Sweeping shake-up of Defence to deliver ‘bang for buck’
Tess Ikonomou |
An independent Defence delivery agency will be established in the biggest overhaul of the department in 50 years to ensure billions of dollars are spent well and major projects delivered on time.
Three agencies within the department will become part of the newly formed agency to tackle cost blowouts and delays, Defence Minister Richard Marles announced on Monday.
These include the capability acquisition and sustainment group, which meets the needs of military equipment and supply.
A national armaments director will be appointed to lead it and will report directly to ministers.
“It will make sure that as we spend more money in the defence budget, we are doing so in a way which sees programs delivered on time and on budget,” Mr Marles told reporters in Canberra.
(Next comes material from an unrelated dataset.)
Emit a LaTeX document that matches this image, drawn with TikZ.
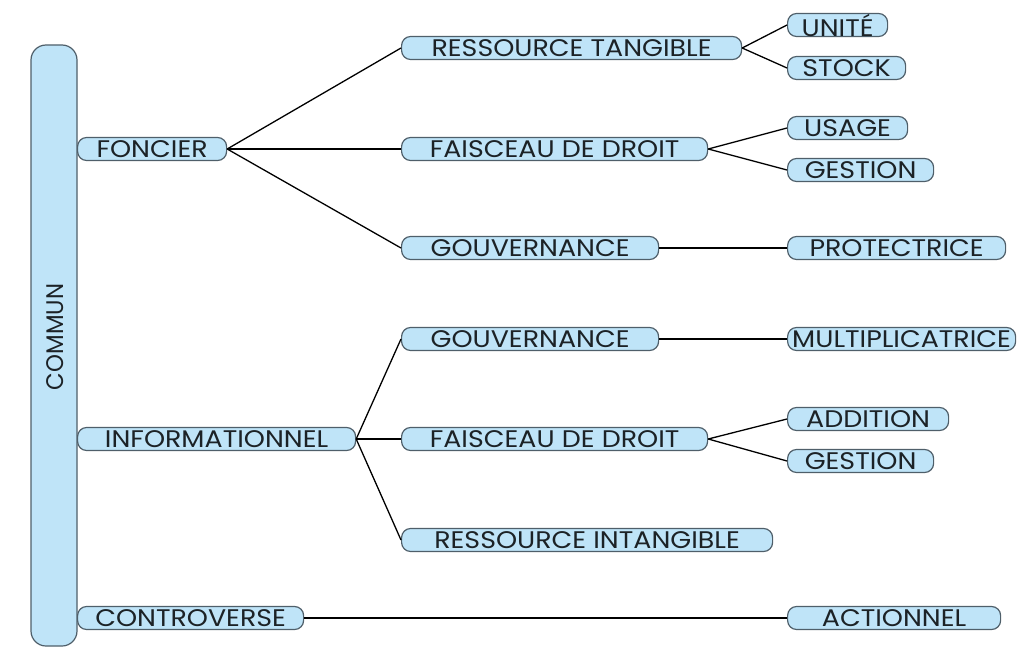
\documentclass[tikz,border=0pt]{standalone}
\usepackage{fontspec}
\setmainfont{Poppins}[FakeStretch=1.12]
\newfontfamily\barfont{Poppins}[FakeStretch=0.95]
\definecolor{boxfill}{HTML}{BFE4F8}
\definecolor{boxline}{HTML}{4F5F6A}
\definecolor{txt}{HTML}{1C2226}
\begin{document}
\begin{tikzpicture}[x=1pt,y=-1pt,
  box/.style={draw=boxline, fill=boxfill, line width=1.2pt, rounded corners=9pt,
    minimum height=23pt, inner sep=0pt, anchor=west, text=txt,
    font=\fontsize{24}{24}\selectfont},
  link/.style={line width=1.3pt, black}]
\useasboundingbox (0,0) rectangle (1019,650);
% main bar
\node[draw=boxline, fill=boxfill, line width=1.2pt, rounded corners=15pt,
  minimum width=46pt, minimum height=601pt, inner sep=0pt] (commun) at (54,345.5) {};
\node[rotate=90, text=txt, font=\barfont\fontsize{24}{24}\selectfont] (communlbl) at (55,337) {COMMUN};
% level 1
\node[box, minimum width=149pt] (foncier) at (77,149) {FONCIER};
\node[box, minimum width=278pt] (info) at (77,439) {INFORMATIONNEL};
\node[box, minimum width=226pt] (contro) at (77,618) {CONTROVERSE};
% level 2
\node[box, minimum width=340pt] (rt) at (401,48) {RESSOURCE TANGIBLE};
\node[box, minimum width=306pt] (fd1) at (401,149) {FAISCEAU DE DROIT};
\node[box, minimum width=257pt] (gv1) at (401,248) {GOUVERNANCE};
\node[box, minimum width=257pt] (gv2) at (401,339) {GOUVERNANCE};
\node[box, minimum width=306pt] (fd2) at (401,439) {FAISCEAU DE DROIT};
\node[box, minimum width=371pt] (ri) at (401,540) {RESSOURCE INTANGIBLE};
% level 3
\node[box, minimum width=100pt] (unite) at (787,25) {UNITÉ};
\node[box, minimum width=118pt] (stock) at (787,68) {STOCK};
\node[box, minimum width=120pt] (usage) at (787,128) {USAGE};
\node[box, minimum width=146pt] (gest1) at (787,170) {GESTION};
\node[box, minimum width=218pt] (protec) at (787,248) {PROTECTRICE};
\node[box, minimum width=228pt] (multi) at (787,339) {MULTIPLICATRICE};
\node[box, minimum width=161pt] (addit) at (787,419) {ADDITION};
\node[box, minimum width=146pt] (gest2) at (787,461) {GESTION};
\node[box, minimum width=213pt] (action) at (787,618) {ACTIONNEL};
% connectors
\draw[link] (foncier.east) -- (rt.west);
\draw[link] (foncier.east) -- (fd1.west);
\draw[link] (foncier.east) -- (gv1.west);
\draw[link] (info.east) -- (gv2.west);
\draw[link] (info.east) -- (fd2.west);
\draw[link] (info.east) -- (ri.west);
\draw[link] (contro.east) -- (action.west);
\draw[link] (rt.east) -- (unite.west);
\draw[link] (rt.east) -- (stock.west);
\draw[link] (fd1.east) -- (usage.west);
\draw[link] (fd1.east) -- (gest1.west);
\draw[link] (gv1.east) -- (protec.west);
\draw[link] (gv2.east) -- (multi.west);
\draw[link] (fd2.east) -- (addit.west);
\draw[link] (fd2.east) -- (gest2.west);
\end{tikzpicture}
\end{document}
“The establishment of the defence delivery agency will see a much bigger bang for buck for the defence spend, and that is at the heart of the decision that we have made.”
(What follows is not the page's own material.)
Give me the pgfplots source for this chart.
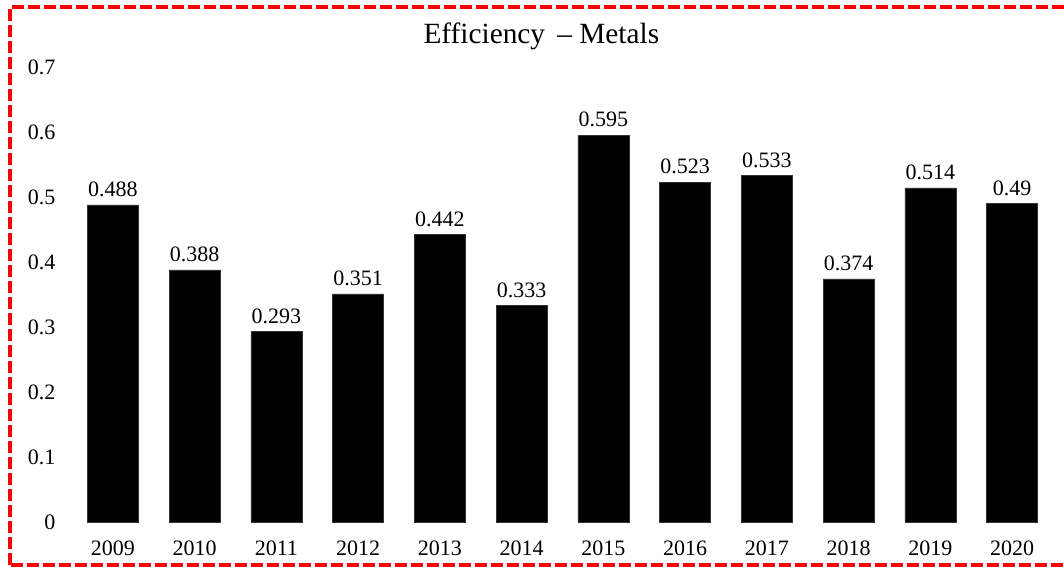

No jobs would be cut as a result of the shake-up, he said.
Defence Industry Minister Pat Conroy said the changes, which will come into effect from July, were the biggest reform to Defence in 50 years.
“These reforms, historic in nature … will deliver speed to capability for the men and women of the ADF, making sure that the record increase in the defence budget will be spent wisely, delivering equipment as soon as possible into the war fighters’ hands,” he said.

An auditor-general’s report released earlier this year revealed Defence had failed to provide formal updates to Mr Marles for almost two and a half years.
Opposition defence spokesman Angus Taylor said the nation needed a properly funded defence force, which the announcement did not take Australia closer to.
“We’ve got to get beyond moving bureaucrats around on the page to outcomes and delivery, and after three and a half years, we’re well short of where we need to be,” he told ABC News.
Australia’s defence spending is set to rise from about two per cent of GDP to 2.3 per cent by 2033/34.
Greens defence spokesman David Shoebridge said the changes would not fix the underlying issues of cost overruns and accountability.
“The same group of people who have overseen Defence’s procurement mess are the same people who will head this new agency,” he said.

“Senior Defence officials, whether they are in uniform or inside the department, need to be held accountable for multiple billion-dollar failures.
“Changing the title on their business cards is not accountability.”
Mr Marles confirmed reports Defence is monitoring a Chinese military task group in the Philippine Sea.
“We do not have a sense of where it is going, but we continue to monitor it as we monitor all movements, until we know that task groups are not coming to Australia,” he said.